Rosie Revere, Engineer is the story of one young girl who dreams of becoming an engineer. Her dreams all come crashing down the day her uncle laughs at her invention, however. After this she retreats into her own world, too afraid to share her inventions, until one experience with her aunt, a tribute to Rosie the Riveter, changes her view of failure forever.

This story serves as both a mirror and a door. It serves as a mirror because it unpacks emotions that children constantly face in their own lives. For example, Rosie’s excitement and pride towards her talent of inventing is replaced by embarrassment and fear of failure when one of her inventions is mocked. Similarly, children who have not learned and accepted failure as a normal part of learning tend to retreat or put up defense mechanisms that protect them from the embarrassment and hurt that can come from failing or falling short of their own or even other people’s expectations of them.
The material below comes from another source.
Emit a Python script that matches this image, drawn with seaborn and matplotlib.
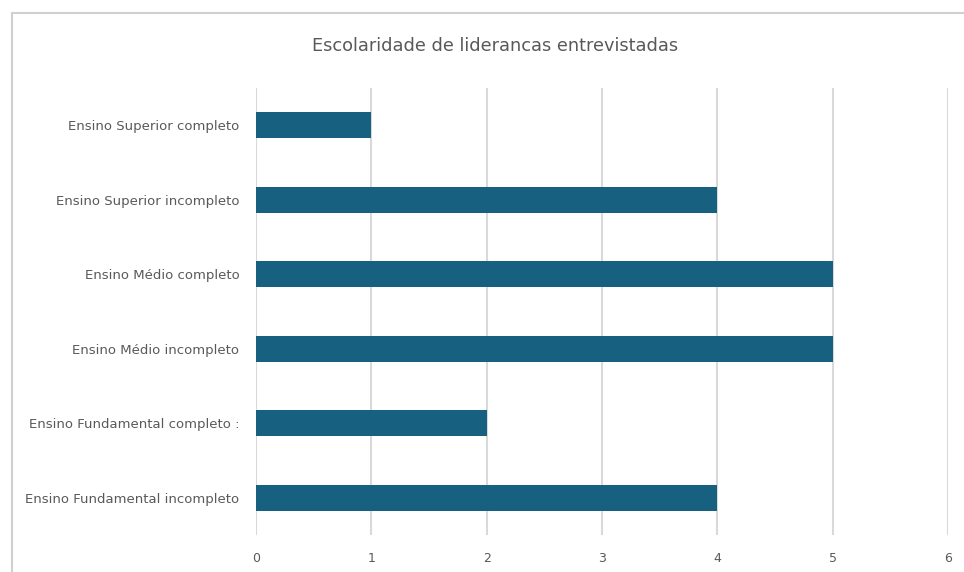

Therefore, this book reflects emotions that most children face on a daily basis. That being said, however, this book also serves as a door. Not only does it reflect the emotions of a situation such as this, but it empowers them to push through failure to reach true success. Adults have learned that there is often little success without failures along the way. This book attempts to be a pathway for children to learn these important lessons as well and hopefully give themselves grace along the way.

While the text in this book could easily stand alone without loosing any of its meaning, the pictures help to add the extra layer of emotions with which the reader can connect. For each scene, the emotions on the faces of the characters are heightened to add to the plot in each moment. In addition to this, bright colors are used throughout the book to depict Rosie’s excitement for her gifting, and jagged lines are used in almost all of her inventions to represent the movement required to build and operate the machinery. Overall, Rosie Revere, Engineer is a fun, lively story that teaches children the hard lesson of never giving up. They are able to finally see the benefits that can come if we simply keep trying.